Kate Rowan from session 2 2015, my session
Or so I thought... First day back on the water and I can thoroughly say that only one word could describe the day: disappointment. I kept telling myself "I should be happy, this place is basically heaven on Earth!" but I couldn't ignore the fact that I didn't feel happy. At the time I didn't know if it was the fact that I'm going to be away from home for six weeks hitting me, if it was the fact that I sucked at kayaking more than I thought or if it was just one of those days. I thought about it that night, longer than I probably should of, but I finally came to a conclusion. Although those few things did play a factor in my unhappiness, I realized it was my expectations.
All I thought about was "last year this" and "last year that" when I should have been focused on this year and the new people and experiences. I was so set to top last year that I was stuck comparing this year to last year, even though it was just the first day! It's not the people, or the kayaking, or the being away from home. It is my mind set. The one thing (other than a roll) that will let you accomplish anything on and off the water is your mind set.

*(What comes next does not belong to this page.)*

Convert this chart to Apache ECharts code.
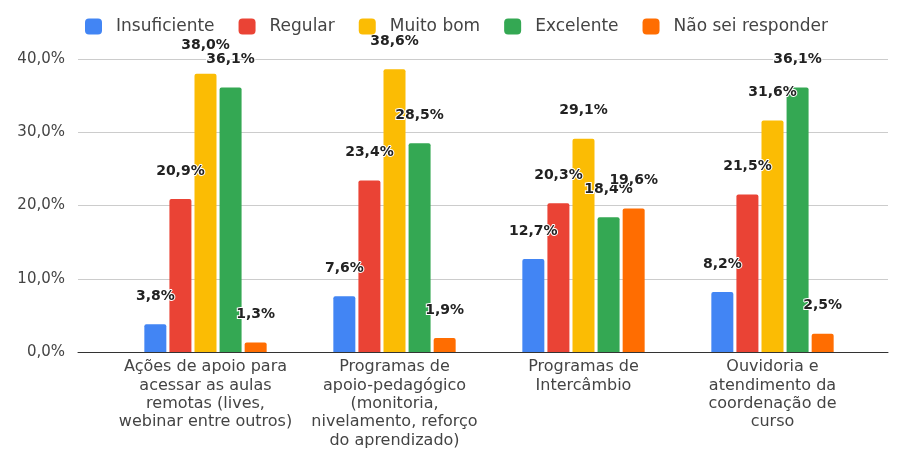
<!DOCTYPE html>
<html>
<head>
<meta charset="utf-8">
<script src="https://cdn.jsdelivr.net/npm/echarts@6/dist/echarts.min.js"></script>
<style>html,body{margin:0;padding:0;background:#fff;}#c{width:900px;height:458px;}</style>
</head>
<body>
<div id="c"></div>
<script>
var categories = [
  "Ações de apoio para\nacessar as aulas\nremotas (lives,\nwebinar entre outros)",
  "Programas de\napoio-pedagógico\n(monitoria,\nnivelamento, reforço\ndo aprendizado)",
  "Programas de\nIntercâmbio",
  "Ouvidoria e\natendimento da\ncoordenação de\ncurso"
];
var seriesNames = ["Insuficiente", "Regular", "Muito bom", "Excelente", "Não sei responder"];
var insuficiente = [3.8, 7.6, 12.7, 8.2];
var regular = [20.9, 23.4, 20.3, 21.5];
var muitoBom = [38.0, 38.6, 29.1, 31.6];
var excelente = [36.1, 28.5, 18.4, 36.1];
var naoSei = [1.3, 1.9, 19.6, 2.5];
var yTicks = [0, 10, 20, 30, 40];
var colors = ["#4285F4", "#EA4335", "#FBBC04", "#34A853", "#FF6D01"];

var FONT = '"DejaVu Sans", Verdana, sans-serif';
function pct(v) { return v.toFixed(1).replace('.', ',') + '%'; }

var allData = [insuficiente, regular, muitoBom, excelente, naoSei];
var series = allData.map(function (d, i) {
  return {
    name: seriesNames[i],
    type: 'bar',
    xAxisIndex: 1,
    yAxisIndex: 1,
    data: d,
    barWidth: 22,
    barGap: '14%',
    itemStyle: { color: colors[i], borderRadius: [2, 2, 0, 0] },
    labelLayout: { moveOverlap: 'shiftY' },
    label: {
      show: true,
      position: 'top',
      distance: 21,
      formatter: function (p) { return pct(p.value); },
      fontFamily: FONT,
      fontSize: 14,
      fontWeight: 'bold',
      color: '#222',
      textBorderColor: '#fff',
      textBorderWidth: 2
    }
  };
});

var chart = echarts.init(document.getElementById('c'), null, { renderer: 'canvas' });
chart.setOption({
  animation: false,
  color: colors,
  textStyle: { fontFamily: FONT },
  legend: {
    top: 13,
    left: 80,
    icon: 'roundRect',
    itemWidth: 17,
    itemHeight: 16,
    itemGap: 24,
    data: seriesNames,
    textStyle: { fontFamily: FONT, fontSize: 17, color: '#444', padding: [0, 0, 0, 9] }
  },
  grid: [
    { left: 78, right: 12, top: 59, bottom: 106 },
    { left: 111, width: 756, top: 59, bottom: 106 }
  ],
  xAxis: [
    {
      gridIndex: 0, type: 'value', min: 0, max: 1,
      axisLine: { show: true, lineStyle: { color: '#333', width: 1 } },
      axisTick: { show: false }, axisLabel: { show: false }, splitLine: { show: false }
    },
    {
      gridIndex: 1, type: 'category', data: categories,
      axisLine: { show: false }, axisTick: { show: false },
      axisLabel: { fontFamily: FONT, fontSize: 16, color: '#444', lineHeight: 18.3, margin: 6, interval: 0 }
    }
  ],
  yAxis: [
    {
      gridIndex: 0, type: 'value', min: yTicks[0], max: yTicks[yTicks.length - 1], interval: 10,
      axisLine: { show: false }, axisTick: { show: false },
      axisLabel: { fontFamily: FONT, fontSize: 15, color: '#444', margin: 13, formatter: function (v) { return pct(v); } },
      splitLine: { lineStyle: { color: '#ccc' } }
    },
    {
      gridIndex: 1, type: 'value', min: 0, max: 40, interval: 10, show: false,
      splitLine: { show: false }
    }
  ],
  series: series
});
</script>
</body>
</html>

Once my mind set had changed I saw things in a different way. I realized all the crazy was here, just in a new way. I had to accept the fact that these weren't the same people I was with last year. Even the returning keeners from my session weren't the same as a year had passed, which usually changes people. With the change of mindset off the water my mind began to change on the water and I began to gain something I lacked to try new tricks. It was Clay who had given it a name for me: confidence. So by the end of today the one thing I could think coming back from the river was "back down the rabbit hole we go". Maybe the insanity legacy that keeners holds in my mind will live on.